Transformers: 🚀 An advice about changing variable name from "attention_mask" to "adder"

Created on 4 May 2020 · 3Comments · Source: huggingface/transformers

🚀 Feature request

Motivation

I noticed that some users are pretty confused when reading source codes about variable attention_mask
like:
What is the meaning of Attention Mask #205
Clarifying attention mask #542
And I refer to the origional BERT repository - google-research/bert. Compared to the origin, I find in this repo sometimes the concepts of attention_mask and adder are mixed.
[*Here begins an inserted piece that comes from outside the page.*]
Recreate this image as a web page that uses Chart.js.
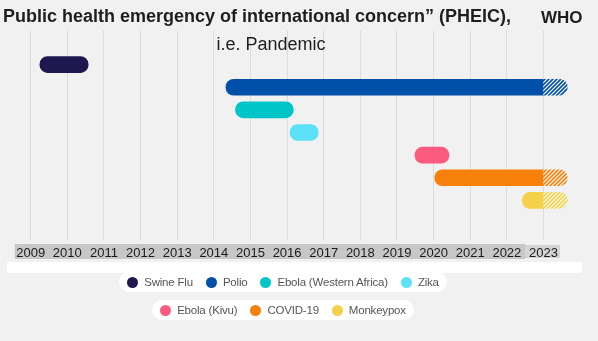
<!DOCTYPE html>
<html>
<head>
<meta charset="utf-8">
<script src="https://cdn.jsdelivr.net/npm/chart.js@4/dist/chart.umd.min.js"></script>
<style>
  html, body { margin: 0; padding: 0; background: #f1f1f1; }
  #wrap { position: relative; width: 598px; height: 341px; }
  #legend {
    position: absolute; left: 0; top: 272px; width: 566px;
    display: flex; flex-direction: column; align-items: center; gap: 8px;
    font-family: 'Liberation Sans', Arial, sans-serif; font-size: 11.5px; letter-spacing: -0.2px; color: #555;
  }
  .row { display: flex; align-items: center; gap: 13px; height: 20px; padding: 0 8px; background: #fff; border-radius: 10px; }
  .item { display: flex; align-items: center; gap: 6px; white-space: nowrap; }
  .dot { width: 11px; height: 11px; border-radius: 50%; }
</style>
</head>
<body>
<div id="wrap">
  <canvas id="pheicChart" width="598" height="341"></canvas>
  <div id="legend"></div>
</div>
<script>
// PHEIC declarations, start / end as fractional years
var diseases = ['Swine Flu', 'Polio', 'Ebola (Western Africa)', 'Zika', 'Ebola (Kivu)', 'COVID-19', 'Monkeypox'];
var starts   = [2009.25, 2014.33, 2014.59, 2016.08, 2019.49, 2020.03, 2022.42];
var ends     = [2010.57, 2023.0, 2016.17, 2016.85, 2020.42, 2023.0, 2023.0];
// still running: hatched part up to this point
var ongoing  = [null, 2023.65, null, null, null, 2023.65, 2023.65];
var colors   = ['#1f1850', '#0050aa', '#00c5c8', '#5de1f9', '#fd5a7f', '#f7800b', '#f5d14b'];
var years    = [2009, 2010, 2011, 2012, 2013, 2014, 2015, 2016, 2017, 2018, 2019, 2020, 2021, 2022, 2023];
// empty rows above and below the bars
var rows = [''].concat(diseases, [' ']);

function hatch(color) {
  var s = 4;
  var c = document.createElement('canvas');
  c.width = s; c.height = s;
  var g = c.getContext('2d');
  g.fillStyle = '#ffffff';
  g.fillRect(0, 0, s, s);
  g.strokeStyle = color;
  g.lineWidth = 1.6;
  g.beginPath();
  g.moveTo(-1, s + 1); g.lineTo(s + 1, -1);
  g.moveTo(-1, 1); g.lineTo(1, -1);
  g.moveTo(s - 1, s + 1); g.lineTo(s + 1, s - 1);
  g.stroke();
  return g.createPattern(c, 'repeat');
}

var datasets = diseases.map(function (name, i) {
  var pts = [{ x: [starts[i], ends[i]], y: name, open: false }];
  if (ongoing[i]) pts.push({ x: [ends[i], ongoing[i]], y: name, open: true });
  var pattern = hatch(colors[i]);
  return {
    label: name,
    data: pts,
    backgroundColor: function (ctx) { return ctx.raw && ctx.raw.open ? pattern : colors[i]; },
    borderRadius: function (ctx) {
      var r = 8;
      if (!ctx.raw) return r;
      if (ctx.raw.open) return { topLeft: 0, bottomLeft: 0, topRight: r, bottomRight: r };
      if (ongoing[i]) return { topLeft: r, bottomLeft: r, topRight: 0, bottomRight: 0 };
      return r;
    },
    borderSkipped: false,
    borderWidth: 0,
    barThickness: 16,
    grouped: false
  };
});

var decor = {
  id: 'decor',
  beforeDraw: function (chart) {
    var c = chart.ctx, x = chart.scales.x;
    c.save();
    c.fillStyle = '#f1f1f1';
    c.fillRect(0, 0, chart.width, chart.height);
    c.fillStyle = '#ffffff';
    c.fillRect(7, 262, 575, 11);
    // grey band behind the year labels
    var l = x.getPixelForValue(years[0]) - 16;
    var m = x.getPixelForValue(2022.5);
    var r = x.getPixelForValue(2023.45);
    c.fillStyle = '#c7c7c7';
    c.fillRect(l, 244, m - l, 15);
    c.fillStyle = '#d4d4d4';
    c.fillRect(m, 245, r - m, 13);
    c.restore();
  },
  afterDraw: function (chart) {
    var c = chart.ctx;
    c.save();
    c.fillStyle = '#1e1e1e';
    c.textBaseline = 'alphabetic';
    c.font = '18px "Liberation Sans", Arial, sans-serif';
    c.textAlign = 'center';
    c.fillText('i.e. Pandemic', 271, 50);
    c.font = 'bold 17px "Liberation Sans", Arial, sans-serif';
    c.textAlign = 'left';
    c.fillText('WHO', 541, 23);
    c.restore();
  }
};

var ctx = document.getElementById('pheicChart').getContext('2d');
var chart = new Chart(ctx, {
  type: 'bar',
  data: { labels: rows, datasets: datasets },
  options: {
    indexAxis: 'y',
    responsive: false,
    animation: false,
    layout: { padding: { left: 3, right: 23, top: 0, bottom: 75 } },
    scales: {
      x: {
        type: 'linear',
        min: 2008.244,
        max: 2023.86,
        afterBuildTicks: function (s) { s.ticks = years.map(function (v) { return { value: v }; }); },
        ticks: {
          color: '#1b1b1b',
          padding: 5,
          font: { family: "'Liberation Sans', Arial, sans-serif", size: 13 },
          callback: function (v) { return String(v); }
        },
        grid: { color: '#dcdcdc', lineWidth: 1, tickLength: 6, drawTicks: true },
        border: { display: false }
      },
      y: {
        type: 'category',
        display: false
      }
    },
    plugins: {
      legend: { display: false },
      tooltip: { enabled: false },
      title: {
        display: true,
        text: 'Public health emergency of international concern\u201d (PHEIC),',
        align: 'start',
        color: '#1e1e1e',
        font: { family: "'Liberation Sans', Arial, sans-serif", size: 18, weight: 'bold' },
        padding: { top: 6, bottom: 3 }
      }
    }
  },
  plugins: [decor]
});

// legend: two rows of pills
var legendRows = [[0, 1, 2, 3], [4, 5, 6]];
var box = document.getElementById('legend');
legendRows.forEach(function (idx) {
  var row = document.createElement('div');
  row.className = 'row';
  idx.forEach(function (i) {
    var item = document.createElement('div');
    item.className = 'item';
    var dot = document.createElement('span');
    dot.className = 'dot';
    dot.style.background = colors[i];
    var txt = document.createElement('span');
    txt.textContent = diseases[i];
    item.appendChild(dot);
    item.appendChild(txt);
    row.appendChild(item);
  });
  box.appendChild(row);
});
</script>
</body>
</html>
refering original BERT: ./modeling.py#L707

attention_mask = tf.expand_dims(attention_mask, axis=[1])
adder = (1.0 - tf.cast(attention_mask, tf.float32)) * -10000.0
attention_scores += adder

But in this repo: take src/transformers/modeling_tf_openai.py#L282 as an example:

attention_mask = attention_mask[:, tf.newaxis, tf.newaxis, :]
attention_mask = tf.cast(attention_mask, tf.float32)
attention_mask = (1.0 - attention_mask) * -10000.0

and inside the method TFAttention._attn() src/transformers/modeling_tf_openai.py#L112:

if attention_mask is not None:
  # Apply the attention mask
  w = w + attention_mask

Your contribution

may be changing its name is way better?
like:

attention_mask = attention_mask[:, tf.newaxis, tf.newaxis, :]
attention_mask = tf.cast(attention_mask, tf.float32)
adder = (1.0 - attention_mask) * -10000.0

and then:

if adder is not None:
  # Apply the attention mask
  attention_score = w + adder

Good First Issue wontfix

Source

yiyangiliu

Most helpful comment

I agree! Do you want to open a PR about this to change the naming? :-)
When doing this we just have to be careful to not change the user facing api when doing this -> which means that ideally, we should not rename any function arguments of high level modules like BertModel.forward().

patrickvonplaten on 18 May 2020

👍2 🚀1

All 3 comments

patrickvonplaten on 18 May 2020

👍2 🚀1

I've created PR #4566 for this issue

NSanjay on 25 May 2020

This issue has been automatically marked as stale because it has not had recent activity. It will be closed if no further activity occurs. Thank you for your contributions.